Little Cherri arrived and Mum and Dad went off to enjoy breakfast and some time to themselves. We had lots of cuddles and then I cleared the lowest shelves of breakables and put them in a clothes basket up high and offered the bub some toys. She was thrilled with this new selection purchased by her mum at a garage sale for me to have on hand for baby visits. However, the seduction of these shiny primary coloured plastic articles with American accents in tinny voices soon paled, when she crawled off to the fridge and in one sweeping motion effectively removed the photos and magnets there. I rescued them, and then she found the cat biscuits. She seemed to quite enjoy them which is funny because the cat refuses to eat them. I removed her from the cat dish and put her in the high chair to eat some healthy organic snacks from home, but while I was not looking, she stood up in it and thankfully was rescued in time by sweaty grandma before the yogurt went flying. Time for a sleep I thought so popped her in the now assemble portacot and thought I’d have a cup of tea to calm my nerves. After a bit of wailing she went to sleep when I played baby Brahms on YouTube (I love YouTube) and I enjoyed my cuppa and dozed to baby Brahms.

After sleep time I negotiated the nappy changes and sat on the floor to play with her. She is not walking yet, but has a very speedy crawling technique which propels her forward at great speed. She enjoyed poking her fingers in the electric sockets and pulling books off shelves she can reach. I decided to hang out some washing and soon realised that this is difficult to do with one arm, as I needed to hold onto her to stop her crawling off into the mud. Hmm. Then a walk in the pusher, a highly technical innovative invention that costs a fortune and requires a university degree to assemble and then secure the child into the highly advanced seat belt. After a bit of puffing and sweating and reading the instructions, I managed it and pushed her off for a walk, just as it started to rain. By this time, I was tired and starting to flag. We gave up on the walk and went back inside where I managed to release her from the pusher and she proceeded to kindly rearrange a cupboard which needed sorting out. She seemed to enjoy the dry sushi seaweed and I’m sure it will create an interesting nappy tomorrow. I was starting to look at the clock by then and counting down the minutes till Mum and Dad arrived home.

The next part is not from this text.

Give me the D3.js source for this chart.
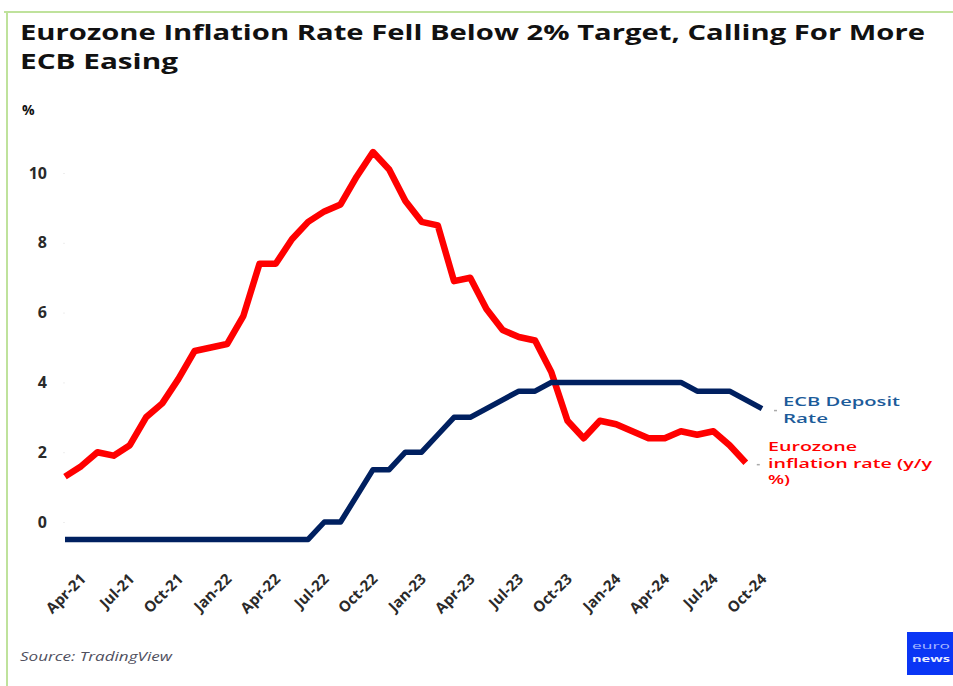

We enjoyed some more cuddles and playtime, as my knees creaked from being on the floor and my back ached from my attempts to assemble both the portacot and the pram. But then, joy joy, I hear a car arrive and rescue comes. Mum and dad have returned and baby Cherri is happy to see them. I give her a big cuddle goodbye because I really do love her.

I returned the knick knacks to their correct places, put the photos back on the fridge, vacuumed up the crumbs and put the coffee table back in place. Phew. I had a bit of a lie down on the couch before attempting to partly deconstruct the portacot which in spite of looking at the video, I could not get to flatten – so in a frustrated rage I dragged the sucker out of the house and onto the veranda to get it out of the way. All day it mocked me, looking like a maimed pterodactyl in its death throes. I decided I could decorate it with pot plants if I couldn’t get it back in its bag. My dear friend patiently turned up to give me lessons again, but I was so tired and my back hurt that I did’t really understand or take it in, so I live in fear of never understanding this essential piece of information. It took me the rest of the day to rest in order to get over having the baby come to visit. I’m going to have a nanna nap and listen to baby Brahms!

Tell us, what is it like when your grandchildren visit?